Breuegel’s “Children’s Games,” 1560 – Dan’s inspiration.

Dan added his self-portrait recently.

Dan Jones with his grandson Rumi

Photographs copyright © Chris Kelly

You may also like to take a look at

Chris Kelly & Dan Jones in the Playground

Dan Jones’ Paintings

Chris Kelly’s Columbia School Portraits

Dan Jones, Rhyme Collector

6 Responses leave one →
  1. melbournegirl permalink
    March 12, 2012

    Lovely. Is it a sign of deep-seated immaturity that I giggled at the Girl Guide rhyme?

  2. Judy permalink
    March 12, 2012

    Just delightful!!!
    Thank you!

  3. joan permalink
    March 12, 2012

    Lovely. Just a couple of weeks ago I bought a copy of Dan’s book, ‘Banners and Dragons: The Complete Guide to Creative Campaigning’. It’s especially great if – like me – you have adolescent children who are just getting to understand something of the complexities and inequalities of the world and getting involved in things like Fairtrade Fortnight.

    That colour blue uniform that John Scurr pupils are wearing seems to be the colour of choice of many primary schools these days – my own daughter went off wearing it this morning. It will have school associations for a whole generation of pupils and parents. And it is such a synthetic colour that it feels like a direct descendant of W.H. Perkins’ aniline purple which has it’s origins in Cable Street.

    Good to see the name of John Scurr being remembered.

    Best wishes,

    Joan

  4. March 12, 2012

    Another great story! Dan’s mural will be a wonderful addition to the library.

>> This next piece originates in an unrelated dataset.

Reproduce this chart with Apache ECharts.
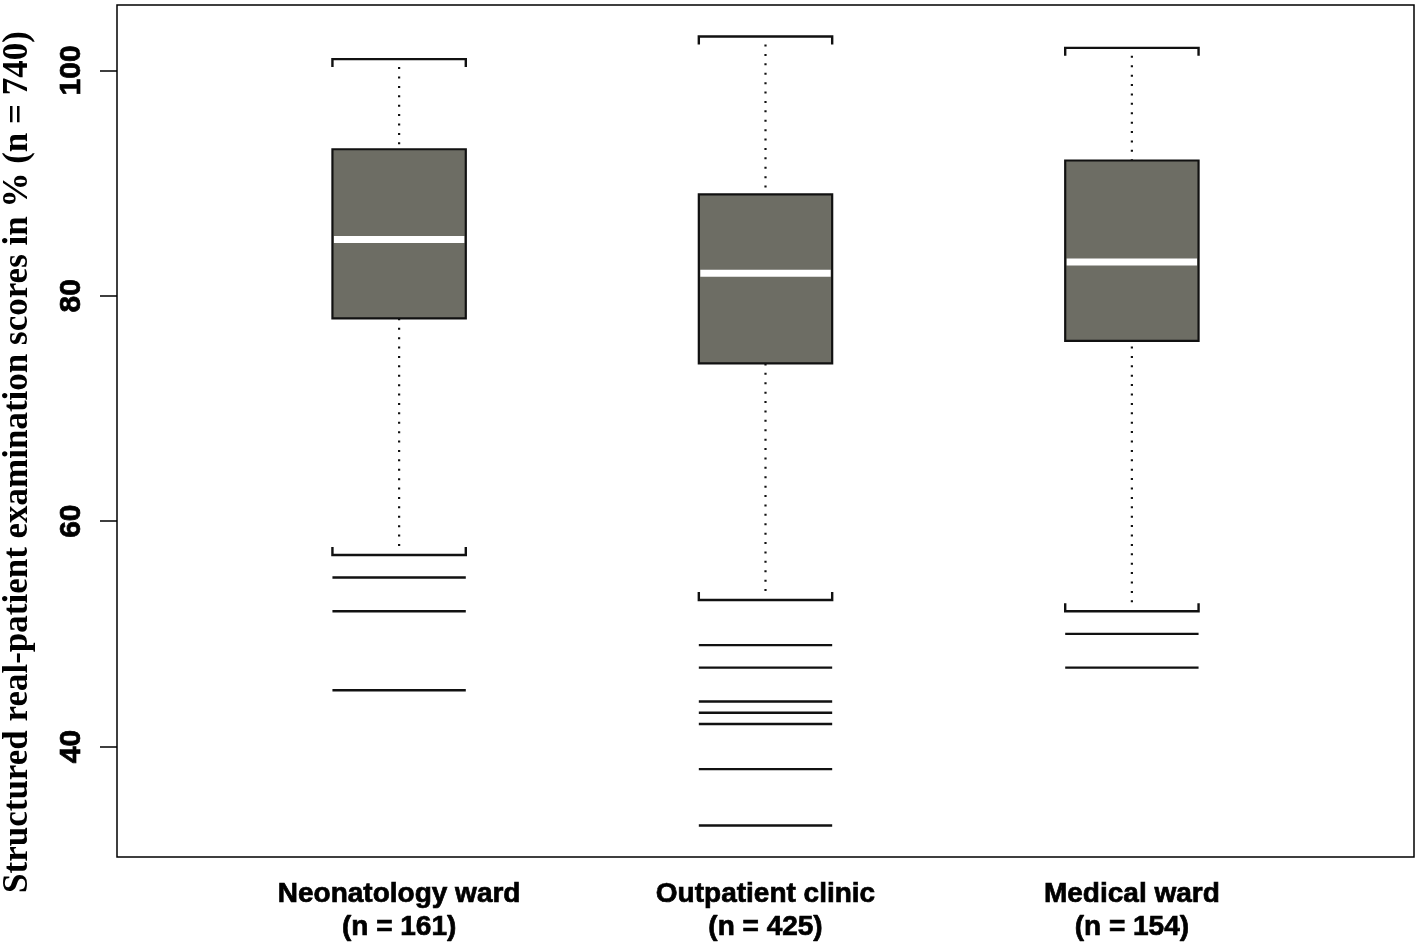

And the rhymes brought back fond memories of childhood.

  5. March 12, 2012

    What a lovely website! Makes me fall in love with London all over again.

  6. March 12, 2012

    what a beautiful expression in dan jones face with his sweet grandson gwyn ! dan jones has lead and continues to lead a truelly remarkable life , I looked back to read again about his mother the artist pearl binder too ,all so inspiring , I bet dan is very happy to have the painting up again in public.,good wishes to you dan and gentle author.